11 Mart'ta başlayan duruşma, mahkeme içinde ve dışında ESP'nin meşrutiyetinin ve eylemlerinin savunulduğu gösteriye dönüştü. Mahkemeye, ESP'lileri savunmak için 62 avukat katılırken, Almanya ve Fransa'dan da ESP'lileri desteklemek için heyetler katıldı. Devletin bu saldırısına karşı birleşik karşı koyuşun ve dayanışmanın güzel bir örneği, aralarında sendikacıların da bulunduğu çok sayıda demokratik kurum temsilcilerinin, aydının ve devrimci örgüt temsilcilerinin mahkemeye katılmış olmasıdır.
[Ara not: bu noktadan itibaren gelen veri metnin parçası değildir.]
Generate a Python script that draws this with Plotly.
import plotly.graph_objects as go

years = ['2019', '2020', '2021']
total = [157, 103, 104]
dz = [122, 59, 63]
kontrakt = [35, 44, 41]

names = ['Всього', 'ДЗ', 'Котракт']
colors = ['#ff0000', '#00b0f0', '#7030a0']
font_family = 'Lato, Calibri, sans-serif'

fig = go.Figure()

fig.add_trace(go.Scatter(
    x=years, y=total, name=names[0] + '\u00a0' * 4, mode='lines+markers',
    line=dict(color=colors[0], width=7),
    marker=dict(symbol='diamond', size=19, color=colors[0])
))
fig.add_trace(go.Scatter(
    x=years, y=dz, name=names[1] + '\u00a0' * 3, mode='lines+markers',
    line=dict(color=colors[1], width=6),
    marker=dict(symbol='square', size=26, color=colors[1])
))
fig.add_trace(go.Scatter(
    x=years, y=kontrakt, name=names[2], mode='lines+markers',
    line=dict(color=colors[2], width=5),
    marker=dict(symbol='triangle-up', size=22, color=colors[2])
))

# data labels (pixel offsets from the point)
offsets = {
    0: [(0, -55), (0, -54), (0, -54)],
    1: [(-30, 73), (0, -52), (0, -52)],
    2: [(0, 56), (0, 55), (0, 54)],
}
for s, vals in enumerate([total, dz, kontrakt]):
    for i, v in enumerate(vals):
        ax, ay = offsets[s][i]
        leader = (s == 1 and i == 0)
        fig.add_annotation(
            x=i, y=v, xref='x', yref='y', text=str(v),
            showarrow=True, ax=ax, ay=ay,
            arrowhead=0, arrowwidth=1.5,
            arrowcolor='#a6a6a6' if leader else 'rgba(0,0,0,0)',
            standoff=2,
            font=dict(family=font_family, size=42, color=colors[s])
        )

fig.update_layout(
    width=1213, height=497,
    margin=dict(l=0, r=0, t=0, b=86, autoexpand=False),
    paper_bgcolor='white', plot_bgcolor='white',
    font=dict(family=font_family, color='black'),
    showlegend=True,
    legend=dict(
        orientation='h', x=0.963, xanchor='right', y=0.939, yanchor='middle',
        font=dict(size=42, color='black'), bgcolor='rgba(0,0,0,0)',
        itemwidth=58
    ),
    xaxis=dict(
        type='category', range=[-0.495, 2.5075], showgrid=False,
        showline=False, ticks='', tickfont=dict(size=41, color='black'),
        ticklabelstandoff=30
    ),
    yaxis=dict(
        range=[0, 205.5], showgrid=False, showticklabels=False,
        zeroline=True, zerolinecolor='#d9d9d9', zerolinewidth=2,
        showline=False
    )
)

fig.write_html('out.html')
Toplam 150 kişinin izleyici olarak hazır bulunduğu mahkemede, ESP Ankara Temsilcisi Deniz Bakır'ın savunması izleyiciler tarafından alkışlarla karşılandı. Buna tahammül edemeyen Mahkeme Başkanı Orhan Karadeniz salondaki izleyicileri dışarı çıkarttı. ESP Ankara Temsilcisi Deniz Bakır, ESP'nin mücadelesinin meşruluğunu ve 7 Aralıkta yaptıkları eylemi savunarak, yargılananların kendileri değil, 7 Aralıkta kendilerine saldıran polislerin olması gerektiğini belirtti. Deniz Bakır gibi diğer tutsak ESP'liler de yaptıkları savunmalarla, hem tecride karşı mücadeleyi ve hem de ezilenlerin söz, eylem ve örgütlenme özgürlüğünü savundular.
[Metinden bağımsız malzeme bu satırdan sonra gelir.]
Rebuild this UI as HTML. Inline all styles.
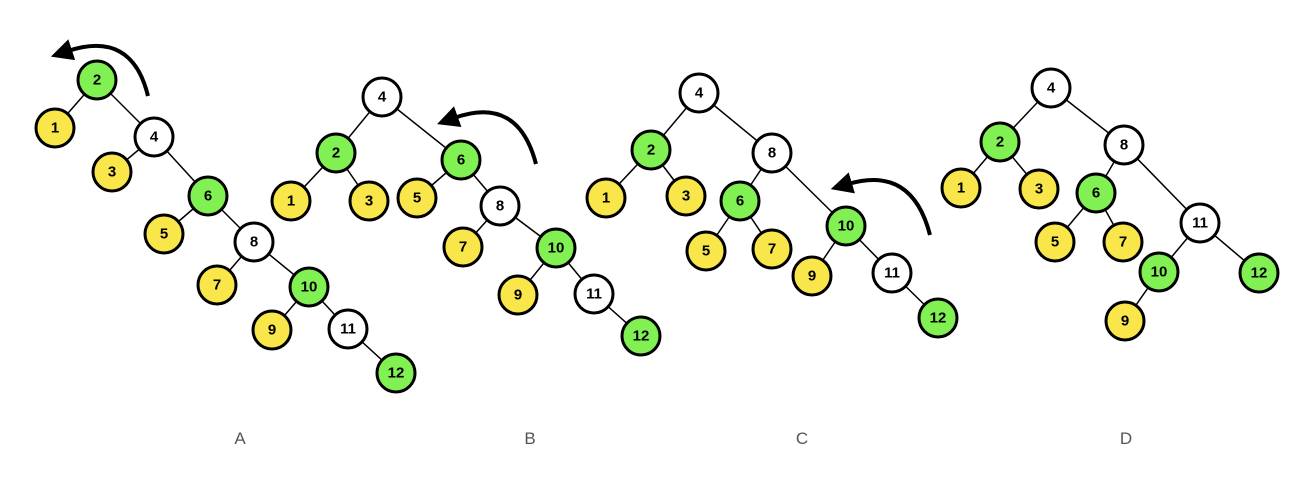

Sabahın erken saatlerinden itibaren mahkeme önünde bir araya gelen yaklaşık 500 ESP'li de, "46 ESP'li Serbest Bırakılsın" pankartı ve çok sayıda ESP bayrağı açarak, mahkeme önünü fiilen eylem alanına dönüştürdü. ESP'liler gün boyu coşkulu sloganları ve basın açıklamalarıyla tutuklu yoldaşlarının serbest bırakılmasını istediler. Diğer devrimci yapılardan HÖC, SDP, EHP, Partizan ve Kaldıraç okurları da eyleme katılarak destek verdiler.
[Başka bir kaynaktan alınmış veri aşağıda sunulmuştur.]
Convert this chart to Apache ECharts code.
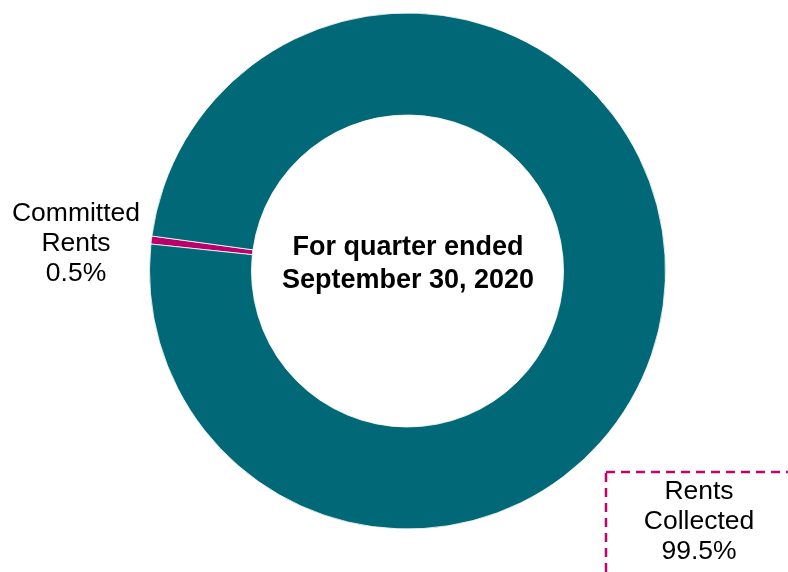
<!DOCTYPE html>
<html>
<head>
<meta charset="utf-8">
<script src="https://cdn.jsdelivr.net/npm/echarts@6/dist/echarts.min.js"></script>
<style>html,body{margin:0;padding:0;background:#fff}#c{width:788px;height:572px}</style>
</head>
<body>
<div id="c"></div>
<script>
var categories = ['Committed Rents', 'Rents Collected'];
var labelLines = [['Committed', 'Rents'], ['Rents', 'Collected']];
var values = [0.5, 99.5];
var colors = ['#BA006A', '#006877'];
var centerText = ['For quarter ended', 'September 30, 2020'];

var chart = echarts.init(document.getElementById('c'));
var font = '"Liberation Sans", Arial, sans-serif';
function lbl(i) { return labelLines[i].concat([values[i] + '%']).join('\n'); }
chart.setOption({
  animation: false,
  series: [{
    type: 'pie',
    center: [407.5, 271],
    radius: [156, 258],
    startAngle: 174,
    clockwise: true,
    label: { show: false },
    labelLine: { show: false },
    itemStyle: { borderColor: '#ffffff', borderWidth: 0.8 },
    data: categories.map(function (c, i) {
      return { name: c, value: values[i], itemStyle: { color: colors[i] } };
    })
  }],
  graphic: [
    { type: 'text', x: 408, y: 264, z: 10,
      style: { text: centerText.join('\n'), font: 'bold 27px ' + font, fill: '#000',
               align: 'center', verticalAlign: 'middle', lineHeight: 33 } },
    { type: 'text', x: 76, y: 244, z: 10,
      style: { text: lbl(0), font: '26.5px ' + font, fill: '#000',
               align: 'center', verticalAlign: 'middle', lineHeight: 30 } },
    { type: 'text', x: 699, y: 522, z: 10,
      style: { text: lbl(1), font: '26.5px ' + font, fill: '#000',
               align: 'center', verticalAlign: 'middle', lineHeight: 30 } },
    { type: 'rect', z: 5,
      shape: { x: 606, y: 472, width: 200, height: 120 },
      style: { fill: 'none', stroke: '#C4006C', lineWidth: 2.5, lineDash: [9, 6] } }
  ]
});
</script>
</body>
</html>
Avukatların, davanın yasadışı örgüt üyeliği kapsamından çıkarılarak, Toplantı ve Gösteri Yürüyüşleri kapsamına alınması ve yeni DGM (Devlet Güvenlik Mahkemesi) yerine Asliye Ceza Mahkemesi'ne gönderilmesi yönündeki davaya itirazları, mahkeme heyeti tarafından reddedildi. Bu durum, avukatlar tarafından yapılan açıklamalarla protesto edildi. Savcılık iddianamesi hakkında ortak bir savunma hazırlayıp mahkemeye sunan avukatlar, bu davanın örgütlenme özgürlüğüne yönelik bir saldırı olduğunu belirttiler.
Devlet terörüne karşı 11 Mart öncesi sokakta geliştirilen mücadele, 11 Mart'ta kazanıma dönüştü ve faşizmin mahkemesi 28 ESP'liyi serbest bırakmak zorunda kaldı. ESP temsilcilerinden, Atılım ve Dayanışma Gazeteleri ile BEKSAV kültür merkezi çalışanlarından oluşan 18 ESP'linin tutukluluk hallerinin devamına karar veren mahkeme, yeni duruşma tarihini ise 27 Nisan günü saat 14.00 olarak belirledi. Yeni DGM heyeti, bir yandan savcılığın hazırladığı iddianameyi yetersiz görmesine ve İçişleri Bakanlığından yeni bir fezleke istemesine rağmen, diğer yandan 18 ESP'linin tutukluluk halinin devamına karar vermesiyle, yasal, demokratik ve meşru kurumları hedef aldığını ve bu davanın hukuki değil, siyasi olduğunu da ortaya koydu.
Mahkeme sonucunu değerlendiren ESP, "Söz, eylem, örgütlenme özgürlüğü" kampanyasını tutsak 18 ESP'li şahsında devam ettireceğini, devletin bu oyununu bozacağını ve politik özgürlükler için mücadeleyi büyüteceğini duyurdu.